If you are not familiar with e-sports but wish to learn more, there are countless documentaries available, many that showcase training routines and world championship competitions. And it’s not just traditional sports like football and soccer that make up today’s e-sports, as Netflix currently offers a fascinating look into the stars of Magic the Gathering and the lengths competitors go to win the world championship. More players are joining in all the time, and the crowds are getting bigger, too.
E-sports are unique in that they don’t discriminate against gender, race, religion, or sexual preference — and might offer the most level playing field in sports today. Perhaps equal opportunity is the biggest reason for the remarkable recent growth in e-sport popularity over the last decade, or maybe it’s simply because we’re all “plugged in” these days, making gaming a relatively easy thing to do.
Game or sport?
The line in the sand between what constitutes a sport versus a game is fuzzy, at best. There appears to be general consensus on the polar opposites of the spectrum, where most would agree that football and soccer are sports, and checkers and chess are games. But what about activities like darts, billiards, car racing, golf, and now, e-sports? Without having any kind of standardized definition, it’s really left to the individual to determine what he or she considers a “sport” these days.

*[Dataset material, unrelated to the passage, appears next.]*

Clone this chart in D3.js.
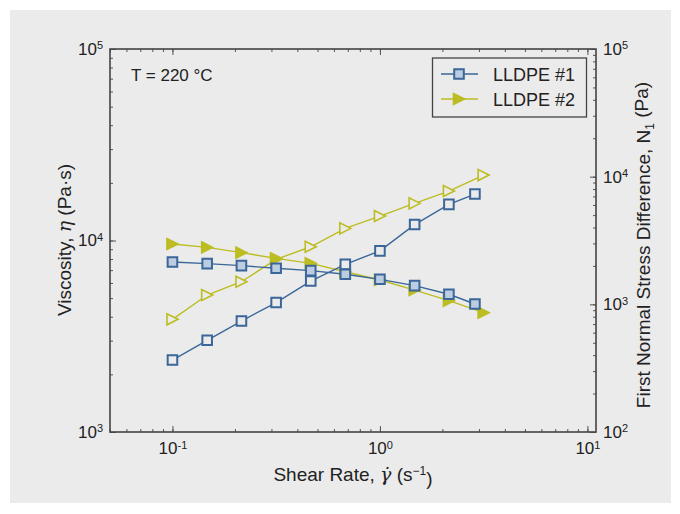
<!DOCTYPE html>
<html>
<head>
<meta charset="utf-8">
<script src="https://cdn.jsdelivr.net/npm/d3@7"></script>
<style>
  body { margin: 0; background: #fff; }
  svg { display: block; font-family: 'Liberation Sans', Arial, sans-serif; }
</style>
</head>
<body>
<svg id="chart" width="680" height="514"></svg>
<script>
// shear rates (1/s)
const rate1 = [0.1, 0.147, 0.215, 0.316, 0.464, 0.681, 1.0, 1.47, 2.15, 2.87]
const rate2 = [0.1, 0.147, 0.215, 0.316, 0.464, 0.681, 1.0, 1.47, 2.15, 3.16]
// viscosity (Pa.s), left axis
const eta1 = [7720, 7570, 7390, 7160, 6960, 6660, 6270, 5810, 5240, 4660]
const eta2 = [9590, 9210, 8640, 8070, 7600, 6870, 6220, 5510, 4850, 4200]
// first normal stress difference (Pa), right axis
const n1First = [366, 523, 740, 1033, 1522, 2057, 2624, 4215, 6069, 7306]
const n1Second = [763, 1183, 1503, 2251, 2825, 3937, 4914, 6180, 7713, 10290]

const seriesNames = ['LLDPE #1', 'LLDPE #2']
const xTicks = [0.1, 1, 10]
const yLeftTicks = [1e3, 1e4, 1e5]
const yRightTicks = [1e2, 1e3, 1e4, 1e5]

const BLUE = '#3b6699'
const BLUE_FILL = '#bccde2'
const YELLOW = '#bcbd22'
const BG = '#ebebeb'
const INK = '#222'

const svg = d3.select('#chart')
const plotLeft = 110, plotRight = 596, plotTop = 49, plotBottom = 432

svg.append('rect')
  .attr('x', 10).attr('y', 10)
  .attr('width', 661).attr('height', 493)
  .attr('fill', BG)

const x = d3.scaleLog().domain([0.05, 11]).range([plotLeft, plotRight])
const yL = d3.scaleLog().domain([1e3, 1e5]).range([plotBottom, plotTop])
const yR = d3.scaleLog().domain([1e2, 1e5]).range([plotBottom, plotTop])

// all 1..9 ticks inside a domain
function minorTicks(domain) {
  const out = []
  for (let e = -3; e <= 6; e++) {
    for (let m = 1; m <= 9; m++) {
      const v = m * Math.pow(10, e)
      if (v >= domain[0] * 0.999 && v <= domain[1] * 1.001) out.push(v)
    }
  }
  return out
}

function powerLabel(sel) {
  sel.each(function (d) {
    const t = d3.select(this)
    t.text(null)
    t.append('tspan').text('10')
    t.append('tspan')
      .attr('dy', '-0.5em')
      .attr('font-size', '11px')
      .text(Math.round(Math.log10(d)))
  })
}

function drawAxis(axisFn, scale, majors, transform, labelOpts) {
  const minor = svg.append('g')
    .attr('transform', transform)
    .call(axisFn(scale).tickValues(minorTicks(scale.domain())).tickSize(-3).tickFormat(''))
  minor.select('.domain').remove()
  minor.selectAll('line').attr('stroke', '#555')

  const major = svg.append('g')
    .attr('transform', transform)
    .call(axisFn(scale).tickValues(majors).tickSize(-6).tickPadding(labelOpts ? labelOpts.pad : 0)
      .tickFormat(labelOpts ? (d) => d : ''))
  major.select('.domain').remove()
  major.selectAll('line').attr('stroke', '#555')
  if (labelOpts) {
    major.selectAll('text')
      .attr('font-size', '17px')
      .attr('fill', INK)
      .call(powerLabel)
  }
  return major
}

drawAxis(d3.axisBottom, x, xTicks, `translate(0,${plotBottom})`, { pad: 10 })
drawAxis(d3.axisTop, x, xTicks, `translate(0,${plotTop})`, null)
drawAxis(d3.axisLeft, yL, yLeftTicks, `translate(${plotLeft},0)`, { pad: 7 })
drawAxis(d3.axisRight, yR, yRightTicks, `translate(${plotRight},0)`, { pad: 7 })

// frame
svg.append('rect')
  .attr('x', plotLeft).attr('y', plotTop)
  .attr('width', plotRight - plotLeft).attr('height', plotBottom - plotTop)
  .attr('fill', 'none')
  .attr('stroke', '#444')
  .attr('stroke-width', 1.6)

const triR = 5.5
const triangle = (r) => `M${r},0L${-r},${-r}L${-r},${r}Z`
const square = d3.symbol().type(d3.symbolSquare).size(92)

function plotSeries(xs, ys, yScale, color, kind, fill) {
  const pts = xs.map((v, i) => [x(v), yScale(ys[i])])
  const g = svg.append('g')
  g.append('path')
    .attr('d', d3.line()(pts))
    .attr('fill', 'none')
    .attr('stroke', color)
    .attr('stroke-width', 1.4)
  g.selectAll('path.marker')
    .data(pts)
    .join('path')
    .attr('class', 'marker')
    .attr('transform', (d) => `translate(${d[0]},${d[1]})`)
    .attr('d', kind === 'square' ? square() : triangle(triR))
    .attr('fill', fill)
    .attr('stroke', color)
    .attr('stroke-width', kind === 'square' ? 2 : 1.6)
    .attr('stroke-linejoin', 'miter')
}

plotSeries(rate2, n1Second, yR, YELLOW, 'triangle', BG)
plotSeries(rate2, eta2, yL, YELLOW, 'triangle', YELLOW)
plotSeries(rate1, n1First, yR, BLUE, 'square', BG)
plotSeries(rate1, eta1, yL, BLUE, 'square', BLUE_FILL)

// annotation
svg.append('text')
  .attr('x', 131).attr('y', 81)
  .attr('font-size', '17px')
  .attr('fill', INK)
  .text('T = 220 °C')

// legend
const legend = svg.append('g')
legend.append('rect')
  .attr('x', 432.5).attr('y', 58)
  .attr('width', 154).attr('height', 59)
  .attr('fill', BG)
  .attr('stroke', '#444')
  .attr('stroke-width', 1.3)
const legendRows = [
  { name: seriesNames[0], color: BLUE, kind: 'square', fill: BLUE_FILL, y: 74 },
  { name: seriesNames[1], color: YELLOW, kind: 'triangle', fill: YELLOW, y: 99 }
]
legendRows.forEach((r) => {
  legend.append('line')
    .attr('x1', 441).attr('x2', 478)
    .attr('y1', r.y).attr('y2', r.y)
    .attr('stroke', r.color)
    .attr('stroke-width', 1.4)
  legend.append('path')
    .attr('transform', `translate(459,${r.y})`)
    .attr('d', r.kind === 'square' ? square() : triangle(triR))
    .attr('fill', r.fill)
    .attr('stroke', r.color)
    .attr('stroke-width', r.kind === 'square' ? 2 : 1.6)
  legend.append('text')
    .attr('x', 493).attr('y', r.y + 6.5)
    .attr('font-size', '18px')
    .attr('fill', INK)
    .text(r.name)
})

// axis titles
const xTitle = svg.append('text')
  .attr('x', 353).attr('y', 481)
  .attr('text-anchor', 'middle')
  .attr('font-size', '19px')
  .attr('fill', INK)
xTitle.append('tspan').text('Shear Rate, ')
xTitle.append('tspan').attr('font-family', 'DejaVu Serif').attr('font-style', 'italic').text('γ̇')
xTitle.append('tspan').text(' (s')
xTitle.append('tspan').attr('dy', '-0.5em').attr('font-size', '12px').text('−1')
xTitle.append('tspan').attr('dy', '0.5em').text(')')

const yTitle = svg.append('text')
  .attr('transform', 'translate(71,240) rotate(-90)')
  .attr('text-anchor', 'middle')
  .attr('font-size', '19px')
  .attr('fill', INK)
yTitle.append('tspan').text('Viscosity, ')
yTitle.append('tspan').attr('font-family', 'DejaVu Serif').attr('font-style', 'italic').text('η')
yTitle.append('tspan').text(' (Pa·s)')

const rTitle = svg.append('text')
  .attr('transform', 'translate(650,245) rotate(-90)')
  .attr('text-anchor', 'middle')
  .attr('font-size', '19px')
  .attr('fill', INK)
rTitle.append('tspan').text('First Normal Stress Difference, N')
rTitle.append('tspan').attr('dy', '0.3em').attr('font-size', '12px').text('1')
rTitle.append('tspan').attr('dy', '-0.3em').text(' (Pa)')
</script>
</body>
</html>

One informal measure that students in my sport psychology courses have used to determine sport vs game is whether participants actually sweat while competing? This raises a new question — does there need to be a physical element for an activity to be considered a sport?
Interestingly, while traditional sports include physical training and endurance, depending on how you define those constructs there may be an argument that increasingly more e-sport athletes work just as hard. In fact, many e-athletes go through daily physical workouts to keep their endurance, focus, and alertness at peak state. Some e-sport participants might argue that their workouts are no less rigorous than most golfers, and in some cases may even be more intense. Do you think they make a solid argument?
Are the Olympics next?
You might think it’s a stretch to see e-sports as a future Olympic sport, but there are already a handful of sports that call in to question the definition of being a sport in the traditional sense (curling, shooting, and equestrian immediately come to mind). An argument can be made that e-sports are competitive and rely on far more than luck, and therefore should get a fair look at some point in the future.